Open stultus opened 9 years ago
I think this has to be prioritized before other enhancements.
Absolutely! For a start, the wikiwoods.dm file should just be loaded once. At the moment, it gets loaded every time findBestPear is called -- and even worse, every time a pear is looked at in scorePages (so 3 more times). On my machine, it takes around 2s to load, so that's already 8s gone... :(
@minimalparts the wikiwoods.dm is created manually (using some tool) right?, what is your opinion about converting it into an sqlite table and querying it?
Yes, absolutely!
Same issue with the doc.dists files. See for example http://aurelieherbelot.net/pears-demo/pearone/doc.dists.txt. But I have no idea... can we also convert those to sqlite and have them downloadable from a website?

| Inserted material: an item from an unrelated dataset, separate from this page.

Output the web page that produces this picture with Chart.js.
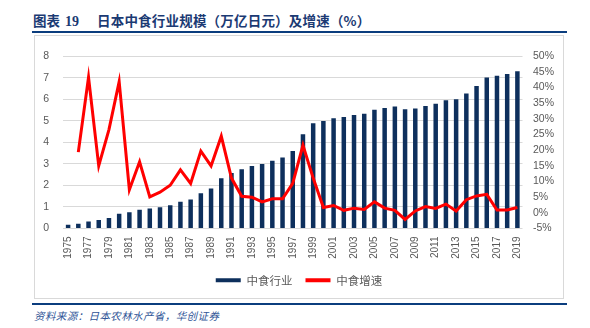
<!DOCTYPE html>
<html>
<head>
<meta charset="utf-8">
<script src="https://cdn.jsdelivr.net/npm/chart.js@4.4.1/dist/chart.umd.min.js"></script>
<style>
  html, body { margin: 0; padding: 0; background: #ffffff; }
  body { width: 590px; height: 328px; position: relative; overflow: hidden; }
  .title {
    position: absolute; left: 33px; top: 13px; height: 15px; line-height: 15px;
    font-family: "Noto Sans CJK SC", sans-serif; font-weight: 700; font-size: 13.5px;
    color: #1b3a73; white-space: nowrap;
  }
  .title .num { font-family: "Liberation Serif", serif; font-size: 14px; margin-left: 2px; }
  .title .main { position: absolute; left: 64px; top: 0; letter-spacing: 0.2px; }
  .rule { position: absolute; left: 32px; width: 535px; height: 2px; background: #0b3d7e; }
  .frame {
    position: absolute; left: 34px; top: 35px; width: 528px; height: 262px;
    border: 1px solid #d9d9d9;
  }
  .chart-box { position: absolute; left: 35px; top: 36px; width: 528px; height: 262px; }
  .source {
    position: absolute; left: 34px; top: 308px; line-height: 15px;
    font-family: "Noto Sans CJK SC", sans-serif; font-style: italic; font-size: 10.5px;
    color: #2f5597; letter-spacing: 0.4px; white-space: nowrap;
  }
</style>
</head>
<body>
<div class="title">图表 <span class="num">19</span><span class="main">日本中食行业规模（万亿日元）及增速（%）</span></div>
<div class="rule" style="top:31px"></div>
<div class="frame"></div>
<div class="chart-box"><canvas id="chart" width="528" height="262"></canvas></div>
<div class="rule" style="top:302.5px"></div>
<div class="source">资料来源：日本农林水产省，华创证券</div>

<script>
// Years on the category axis
const years = [
  '1975','1976','1977','1978','1979','1980','1981','1982','1983','1984',
  '1985','1986','1987','1988','1989','1990','1991','1992','1993','1994',
  '1995','1996','1997','1998','1999','2000','2001','2002','2003','2004',
  '2005','2006','2007','2008','2009','2010','2011','2012','2013','2014',
  '2015','2016','2017','2018','2019'
];

// 中食行业规模（万亿日元）
const marketSize = [
  0.18, 0.22, 0.33, 0.39, 0.49, 0.69, 0.75, 0.87, 0.93, 0.99,
  1.08, 1.24, 1.35, 1.64, 1.86, 2.33, 2.58, 2.75, 2.90, 3.00,
  3.15, 3.30, 3.60, 4.38, 4.89, 5.00, 5.12, 5.18, 5.27, 5.33,
  5.52, 5.60, 5.67, 5.54, 5.58, 5.69, 5.79, 5.96, 6.00, 6.27,
  6.62, 7.02, 7.10, 7.18, 7.30
];

// 中食增速（%）
const growthRate = [
  null, 19.4, 43.3, 15.0, 26.6, 41.9, 7.4, 16.3, 5.1, 6.6,
  8.8, 13.7, 9.4, 19.7, 15.0, 24.5, 11.1, 5.3, 5.0, 3.5,
  4.5, 4.5, 9.4, 21.6, 11.1, 1.7, 2.35, 0.8, 1.5, 1.1,
  3.5, 1.5, 0.8, -2.1, 0.6, 2.0, 1.4, 2.8, 0.6, 4.2,
  5.4, 5.9, 0.9, 0.9, 1.7
];

// Axis ranges and tick settings
const leftTicks = { min: 0, max: 8, step: 1 };
const rightTicks = { min: -5, max: 50, step: 5 };

const seriesNames = ['中食行业', '中食增速'];

const tickColor = '#595959';
const gridColor = '#d9d9d9';

new Chart(document.getElementById('chart'), {
  data: {
    labels: years,
    datasets: [
      {
        type: 'bar',
        label: seriesNames[0],
        data: marketSize,
        yAxisID: 'y',
        backgroundColor: '#0d2f5c',
        borderWidth: 0,
        categoryPercentage: 1,
        barPercentage: 0.44,
        order: 2
      },
      {
        type: 'line',
        label: seriesNames[1],
        data: growthRate,
        yAxisID: 'y2',
        borderColor: '#ff0000',
        backgroundColor: '#ff0000',
        borderWidth: 3,
        pointRadius: 0,
        tension: 0,
        spanGaps: false,
        order: 1
      }
    ]
  },
  options: {
    responsive: false,
    animation: false,
    devicePixelRatio: 1,
    layout: { padding: { left: 0, right: 0, top: 13.5, bottom: 2 } },
    plugins: {
      tooltip: { enabled: false },
      legend: {
        position: 'bottom',
        labels: {
          boxWidth: 25,
          boxHeight: 4,
          padding: 13,
          color: tickColor,
          font: { family: '"Noto Sans CJK SC", sans-serif', size: 11.5 },
          sort: (a, b) => a.datasetIndex - b.datasetIndex,
          // flat swatches: a filled bar for 规模, a thin red stroke for 增速
          generateLabels: (chart) => {
            const items = Chart.defaults.plugins.legend.labels.generateLabels(chart);
            items.forEach((it) => {
              it.lineWidth = 0;
              it.strokeStyle = 'rgba(0,0,0,0)';
            });
            return items;
          }
        }
      }
    },
    scales: {
      x: {
        grid: { display: false, drawTicks: false },
        border: { display: false },
        ticks: {
          autoSkip: false,
          minRotation: 90,
          maxRotation: 90,
          padding: 8,
          color: tickColor,
          font: { family: '"Liberation Sans", sans-serif', size: 10 },
          callback: function (value, index) {
            return index % 2 === 0 ? this.getLabelForValue(value) : '';
          }
        },
        afterFit: (scale) => { scale.height = 33; }
      },
      y: {
        position: 'left',
        min: leftTicks.min,
        max: leftTicks.max,
        grid: { color: gridColor, lineWidth: 1, drawTicks: false },
        border: { display: false },
        ticks: {
          stepSize: leftTicks.step,
          padding: 14,
          color: tickColor,
          font: { family: '"Liberation Sans", sans-serif', size: 10.5 }
        },
        afterFit: (scale) => { scale.width = 28; }
      },
      y2: {
        position: 'right',
        min: rightTicks.min,
        max: rightTicks.max,
        grid: { display: false, drawTicks: false },
        border: { display: false },
        ticks: {
          stepSize: rightTicks.step,
          padding: 10.5,
          color: tickColor,
          font: { family: '"Liberation Sans", sans-serif', size: 10.5 },
          callback: (v) => v + '%'
        },
        afterFit: (scale) => { scale.width = 40.5; }
      }
    }
  }
});
</script>
</body>
</html>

Actually, I'm talking rubbish, wikiwoods.dm is only called once in scorePages, but that's also totally unnecessary, because it recalculates the distribution of the query, which has already been done in findBestPears.
I guess what we want is: load wikiwoods.dm when launching the application. Calculate the query's distribution (mkQueryDist) once, in findBestPears, and load the doc.dists files in scorePages.
PR #22 introduces an sqlite database for wikiwoods. lets see how this goes
Right now 'scoreDocs' and 'runScript' are taking around 13 seconds and 24 seconds.